_What is being asked:_
Restate each of the lines below word for word and drop every picture.

_Provided data:_
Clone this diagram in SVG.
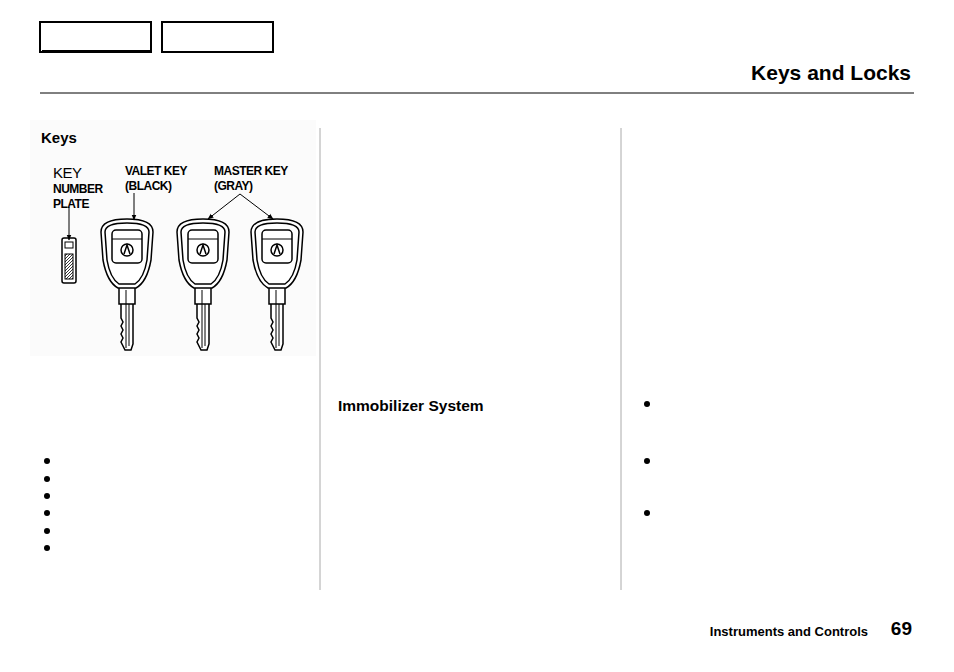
<svg xmlns="http://www.w3.org/2000/svg" width="954" height="672" viewBox="0 0 954 672">
<style>
.t{font-family:"Liberation Sans",Arial,sans-serif;fill:#000}
.s{fill:none;stroke:#000;stroke-width:1.5}
.w{fill:#fff;stroke:#000;stroke-width:1.5}
.l{stroke:#000;stroke-width:1}
</style>
<defs>
<marker id="ar" viewBox="0 0 10 10" refX="9" refY="5" markerWidth="6" markerHeight="6" orient="auto"><path d="M0,1 L10,5 L0,9 Z" fill="#000"/></marker>
<pattern id="hatch" width="3" height="3" patternUnits="userSpaceOnUse"><path d="M0,3 L3,0" stroke="#000" stroke-width="0.8"/></pattern>
<g id="key">
<path class="w" d="M-6,68 L-6,98 L-4,102 L-6,106 L-4,110 L-6,114 L-4,118 L-6,122 L-2,130 L4,130 L6,124 L6,68 Z"/>
<path class="w" d="M-8,68 L-8,84 L8,84 L8,68"/>
<line class="l" x1="-1" y1="70" x2="-1" y2="128"/><line class="l" x1="2" y1="84" x2="2" y2="126"/>
<path class="w" d="M-26,12 Q-26,-1 0,-1 Q26,-1 26,12 L24,40 Q20,62 9,68 L-9,68 Q-20,62 -24,40 Z"/>
<path class="s" d="M-22,12 Q-22,3 0,3 Q22,3 22,12 L20,40 Q17,58 8,64 L-8,64 Q-17,58 -20,40 Z"/>
<rect class="s" x="-15" y="10" width="30" height="33" rx="4"/>
<line class="l" x1="-15" y1="19" x2="15" y2="19"/>
<circle class="s" cx="0" cy="30" r="6"/>
<path class="s" d="M-3,34 L0,25 L3,34" stroke-width="1.2"/>
</g>
</defs>
<rect width="954" height="672" fill="#fff"/>
<g id="tabs">
<rect x="40" y="22" width="111" height="30" fill="#fff" stroke="#000" stroke-width="2"/>
<rect x="162" y="22" width="111" height="30" fill="#fff" stroke="#000" stroke-width="2"/>
<line x1="42" y1="51" x2="151" y2="51" stroke="#000" stroke-width="2"/>
</g>
<text class="t" x="911" y="80" font-size="21" font-weight="bold" text-anchor="end">Keys and Locks</text>
<line x1="40" y1="93" x2="914" y2="93" stroke="#000" stroke-width="1"/>
<line x1="320" y1="128" x2="320" y2="590" stroke="#aaa"/>
<line x1="621" y1="128" x2="621" y2="590" stroke="#aaa"/>
<rect x="30" y="120" width="286" height="236" fill="#fbfbfb"/>
<text class="t" x="41" y="143" font-size="15" font-weight="bold">Keys</text>
<g id="labels" class="t" font-size="12" font-weight="bold" letter-spacing="-0.5">
<text x="53" y="178" font-size="15" font-weight="normal">KEY</text>
<text x="53" y="193">NUMBER</text><text x="53" y="208">PLATE</text>
<text x="125" y="175">VALET KEY</text><text x="125" y="190">(BLACK)</text>
<text x="214" y="175">MASTER KEY</text><text x="214" y="190">(GRAY)</text>
</g>
<g id="plate">
<rect x="62" y="238" width="14" height="45" rx="2" fill="#fff" stroke="#000" stroke-width="1.5"/>
<rect x="65" y="242" width="8" height="6" fill="#fff" stroke="#000"/>
<rect x="65" y="254" width="8" height="25" fill="url(#hatch)" stroke="#000"/>
</g>
<g id="valet"><use href="#key" transform="translate(127,220)"/></g>
<g id="master1"><use href="#key" transform="translate(203,220)"/></g>
<g id="master2"><use href="#key" transform="translate(277,220)"/></g>
<g id="connectors" stroke="#000" stroke-width="1" fill="none" marker-end="url(#ar)">
<line x1="69" y1="207" x2="69" y2="240"/>
<line x1="134" y1="193" x2="134" y2="220"/>
<line x1="240" y1="194" x2="208" y2="219"/>
<line x1="240" y1="194" x2="273" y2="219"/>
</g>
<text class="t" x="338" y="411" font-size="15.5" font-weight="bold">Immobilizer System</text>
<g id="bullets" fill="#000">
<circle cx="47" cy="461" r="3"/><circle cx="47" cy="479" r="3"/><circle cx="47" cy="496" r="3"/>
<circle cx="47" cy="513" r="3"/><circle cx="47" cy="531" r="3"/><circle cx="47" cy="548" r="3"/>
<circle cx="647" cy="404" r="3"/><circle cx="647" cy="461" r="3"/><circle cx="647" cy="513" r="3"/>
</g>
<text class="t" x="868" y="636" font-size="13" font-weight="bold" text-anchor="end">Instruments and Controls</text>
<text class="t" x="912" y="635" font-size="19" font-weight="bold" text-anchor="end">69</text>
</svg>
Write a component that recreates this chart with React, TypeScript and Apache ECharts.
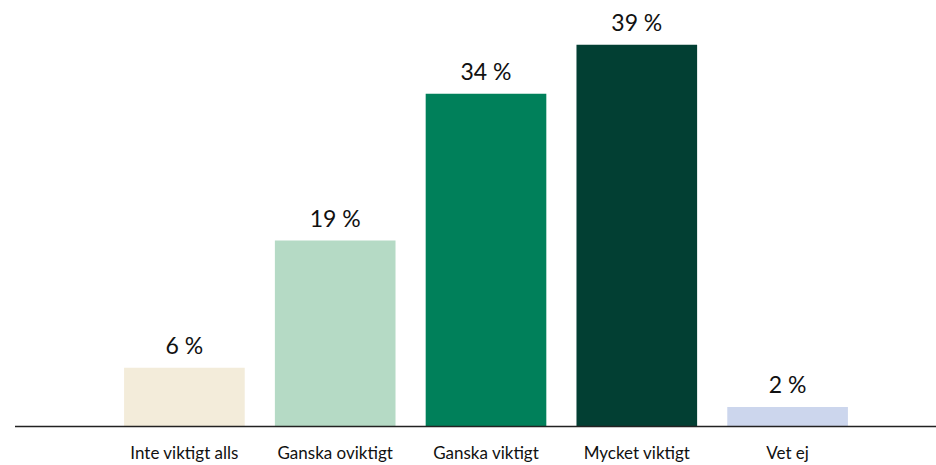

_Full response:_
Clone this diagram in SVG.
<svg xmlns="http://www.w3.org/2000/svg" width="954" height="672" viewBox="0 0 954 672">
<style>
.t{font-family:"Liberation Sans",Arial,sans-serif;fill:#000}
.s{fill:none;stroke:#000;stroke-width:1.5}
.w{fill:#fff;stroke:#000;stroke-width:1.5}
.l{stroke:#000;stroke-width:1}
</style>
<defs>
<marker id="ar" viewBox="0 0 10 10" refX="9" refY="5" markerWidth="6" markerHeight="6" orient="auto"><path d="M0,1 L10,5 L0,9 Z" fill="#000"/></marker>
<pattern id="hatch" width="3" height="3" patternUnits="userSpaceOnUse"><path d="M0,3 L3,0" stroke="#000" stroke-width="0.8"/></pattern>
<g id="key">
<path class="w" d="M-6,68 L-6,98 L-4,102 L-6,106 L-4,110 L-6,114 L-4,118 L-6,122 L-2,130 L4,130 L6,124 L6,68 Z"/>
<path class="w" d="M-8,68 L-8,84 L8,84 L8,68"/>
<line class="l" x1="-1" y1="70" x2="-1" y2="128"/><line class="l" x1="2" y1="84" x2="2" y2="126"/>
<path class="w" d="M-26,12 Q-26,-1 0,-1 Q26,-1 26,12 L24,40 Q20,62 9,68 L-9,68 Q-20,62 -24,40 Z"/>
<path class="s" d="M-22,12 Q-22,3 0,3 Q22,3 22,12 L20,40 Q17,58 8,64 L-8,64 Q-17,58 -20,40 Z"/>
<rect class="s" x="-15" y="10" width="30" height="33" rx="4"/>
<line class="l" x1="-15" y1="19" x2="15" y2="19"/>
<circle class="s" cx="0" cy="30" r="6"/>
<path class="s" d="M-3,34 L0,25 L3,34" stroke-width="1.2"/>
</g>
</defs>
<rect width="954" height="672" fill="#fff"/>
<g id="tabs">
<rect x="40" y="22" width="111" height="30" fill="#fff" stroke="#000" stroke-width="2"/>
<rect x="162" y="22" width="111" height="30" fill="#fff" stroke="#000" stroke-width="2"/>
<line x1="42" y1="51" x2="151" y2="51" stroke="#000" stroke-width="2"/>
</g>
<text class="t" x="911" y="80" font-size="21" font-weight="bold" text-anchor="end">Keys and Locks</text>
<line x1="40" y1="93" x2="914" y2="93" stroke="#000" stroke-width="1"/>
<line x1="320" y1="128" x2="320" y2="590" stroke="#aaa"/>
<line x1="621" y1="128" x2="621" y2="590" stroke="#aaa"/>
<rect x="30" y="120" width="286" height="236" fill="#fbfbfb"/>
<text class="t" x="41" y="143" font-size="15" font-weight="bold">Keys</text>
<g id="labels" class="t" font-size="12" font-weight="bold" letter-spacing="-0.5">
<text x="53" y="178" font-size="15" font-weight="normal">KEY</text>
<text x="53" y="193">NUMBER</text><text x="53" y="208">PLATE</text>
<text x="125" y="175">VALET KEY</text><text x="125" y="190">(BLACK)</text>
<text x="214" y="175">MASTER KEY</text><text x="214" y="190">(GRAY)</text>
</g>
<g id="plate">
<rect x="62" y="238" width="14" height="45" rx="2" fill="#fff" stroke="#000" stroke-width="1.5"/>
<rect x="65" y="242" width="8" height="6" fill="#fff" stroke="#000"/>
<rect x="65" y="254" width="8" height="25" fill="url(#hatch)" stroke="#000"/>
</g>
<g id="valet"><use href="#key" transform="translate(127,220)"/></g>
<g id="master1"><use href="#key" transform="translate(203,220)"/></g>
<g id="master2"><use href="#key" transform="translate(277,220)"/></g>
<g id="connectors" stroke="#000" stroke-width="1" fill="none" marker-end="url(#ar)">
<line x1="69" y1="207" x2="69" y2="240"/>
<line x1="134" y1="193" x2="134" y2="220"/>
<line x1="240" y1="194" x2="208" y2="219"/>
<line x1="240" y1="194" x2="273" y2="219"/>
</g>
<text class="t" x="338" y="411" font-size="15.5" font-weight="bold">Immobilizer System</text>
<g id="bullets" fill="#000">
<circle cx="47" cy="461" r="3"/><circle cx="47" cy="479" r="3"/><circle cx="47" cy="496" r="3"/>
<circle cx="47" cy="513" r="3"/><circle cx="47" cy="531" r="3"/><circle cx="47" cy="548" r="3"/>
<circle cx="647" cy="404" r="3"/><circle cx="647" cy="461" r="3"/><circle cx="647" cy="513" r="3"/>
</g>
<text class="t" x="868" y="636" font-size="13" font-weight="bold" text-anchor="end">Instruments and Controls</text>
<text class="t" x="912" y="635" font-size="19" font-weight="bold" text-anchor="end">69</text>
</svg>
Write a component that recreates this chart with React, TypeScript and Apache ECharts.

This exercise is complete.